You can modify the size of the symbol using the cex argument. This argument will take any positive number, and scales to default value of 1. Numbers smaller than 1 make the symbol smaller, numbers larger than 1 make the symbol larger. Let’s say we want our symbols to be 50% larger. We can set cex to 1.5.

plot(shellfish$count,shellfish$meanLength,pch=16,cex=1.5)

Notice how we’re just adding arguments to the plot function? All of these arguments are optional, so if they aren’t entered, some defaults (eg., size 1, open circles) are used.

Try it yourself!

One of the really nice features of R is that it keeps track of your history of command line inputs. By pressing the Up key on your keyboard while the cursor is active in the command line, it will let you go back through the history. This can be really helpful if you want to modify a piece of code you wrote recently. Give it a try in the next section!

Color

We can change the color of the circles used in the scatter plot by adding a col argument to the plot function. Let’s start by turning all of them blue:

plot(shellfish$count,shellfish$meanLength,pch=16,cex=1.5,col="blue")

The plot now has a bit of color:

You may have noted also that RStudio highlights the text “blue” in blue: there are a number of character strings that R can interpret as colors, as well as hexidecimal numbers and a few other schemes as well. You can find a good overview of these here.

But what if we wanted to use color to give us some additional information? For example, what if we wanted a different color used for each genera we recorded? In this case, we would need to give R a vector that had a color value to correspond with each case. There are a few ways to do this, but since we know that our shellfish data lists the 9 Mya counts first and the 9 Mercenaria counts second, we can just use rep to create a vector of 9 “blue” and 9 “orange”:

shellfishColors<-c(rep("blue",9),rep("orange",9))

We could add this to our dataframe, but it isn’t really data about shellfish, only data we use for plotting purposes, so we’ll keep it as a separate vector. As long as it is the same length as each column (18), R can interpret it as corresponding to those values. So we just replace “blue” with shellfishColors:

plot(shellfish$count,shellfish$meanLength,pch=16,cex=1.5,col=shellfishColors)

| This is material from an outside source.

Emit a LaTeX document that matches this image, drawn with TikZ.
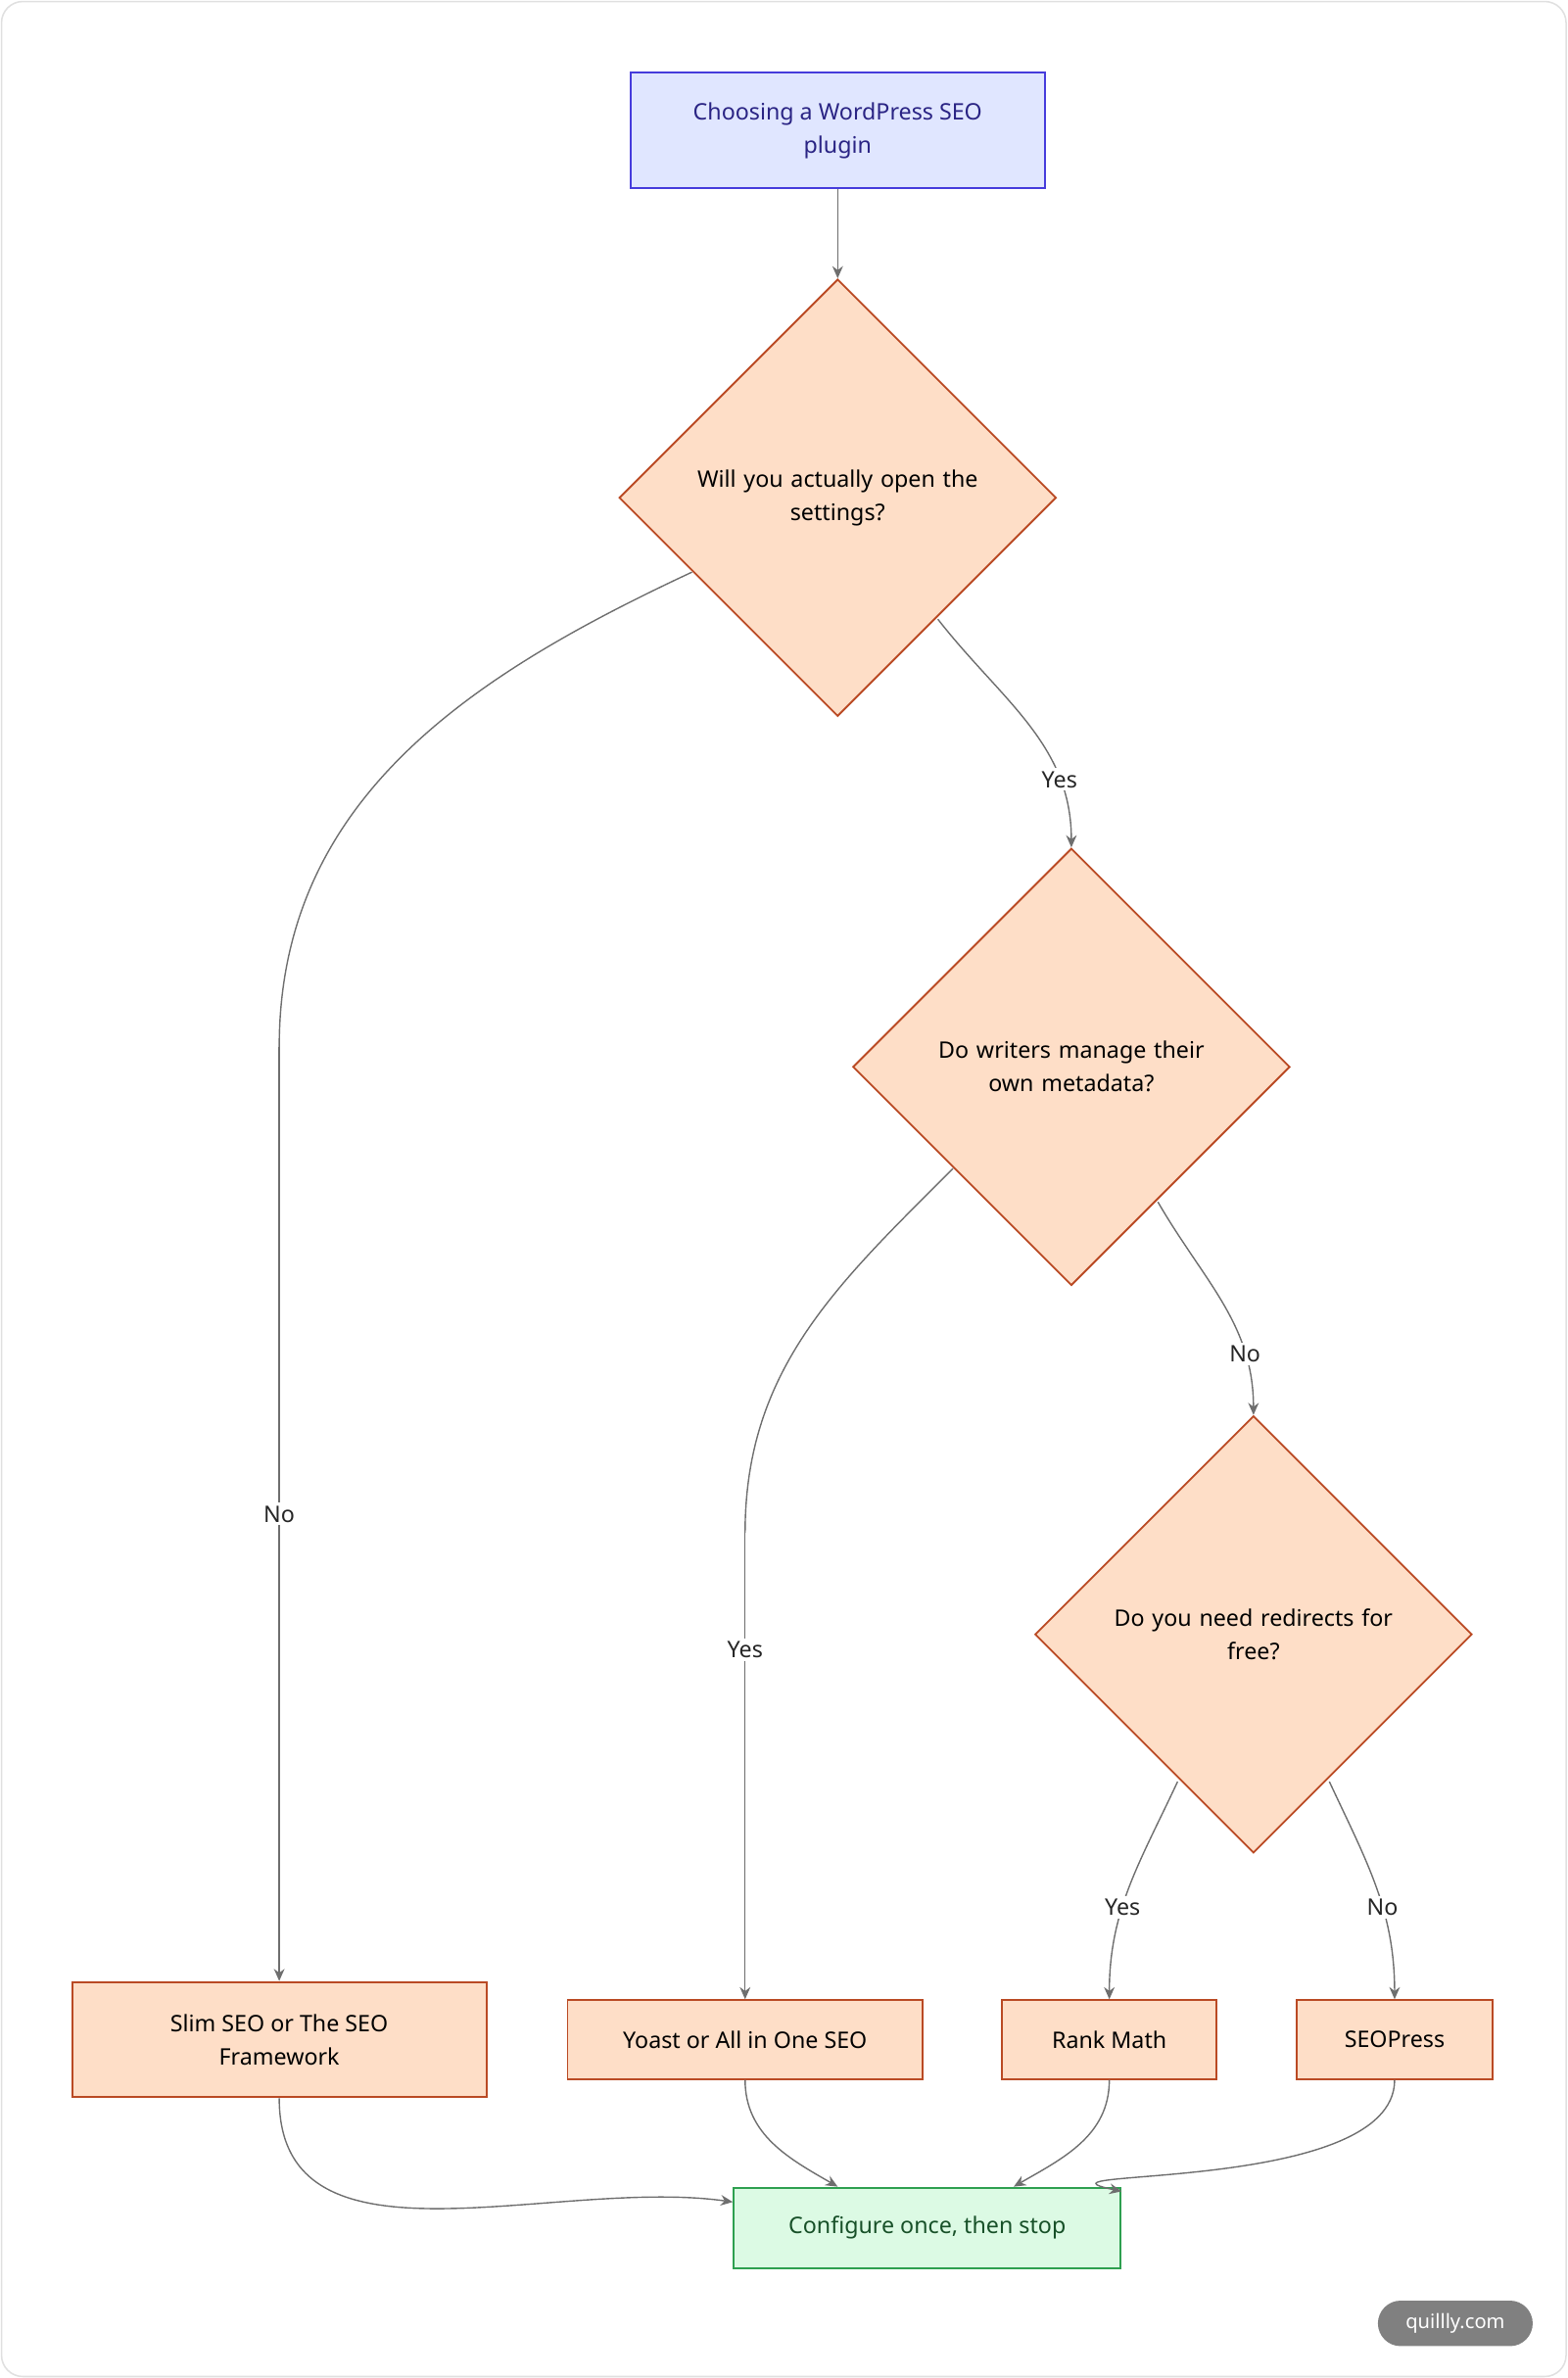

And now the plot looks like this:

The color helps show a pattern in the data. One genus (Mya) seems to be smaller in places with fewer counts and larger in places with higher counts, while the other (Mercenaria) doesn’t seem to have this relationship. This helps illustrate why visualization is important: it helps us to quickly identify patterns in the data that may not be obvious just by looking at a table.

Axis labels and titles

Right now, the labels on our x and y axes are just the column names we gave to the plot function. We can override these using the xlab and ylab arguments, which take a character string:

plot(shellfish$count,shellfish$meanLength,pch=16,cex=1.5,col=shellfishColors,xlab="Number of Individuals",ylab="Mean Shell Length")

We might also want to add a title to our plot. This is done with the main argument:

plot(shellfish$count,shellfish$meanLength,pch=16,cex=1.5,col=shellfishColors,xlab="Number of Individuals",ylab="Mean Shell Length",main="Shellfish Samples from Cape Cod Study Sites")

As you can see, with some functions the number of arguments can get quite long. We’ll learn a few techniques for how to keep track of your code as we go on the course.

Add a legend

Finally, we should probably add a legend to our plot so we know what color corresponds with what genera. We can’t do this with an argument to plot; instead, legend has its own function, legend, which needs to be used after the plot has been generated:

legend(65,3.2,legend=c("Mya","Mercenaria"),pch=16,col=c("blue","orange"))

The first two number arguments tell R where to place the legend, using the values on the x and y axes to correspond with the position of the top left corner of the legend. Next, we tell it what the different colored symbols indicate using a vector with each type in it: Mya and Mercenaria.

Saving your plot

As a last step, we can export the plot so we can use it in a report, a poster, a website: anywhere that someone might use visualizations to tell a story with data. There are ways to do this from the command line that we’ll learn later. For now, just click the Export button in the Output pane just above the plot, and select . A window like this should come up:

The Save Plot as Image window

This will let you choose where you want to save it, the name you want to give it, and will allow you to change the plot size and file format. For now, give the plot a name (e.g., ShellfishPlot) and then leave the rest as defaults and click Save.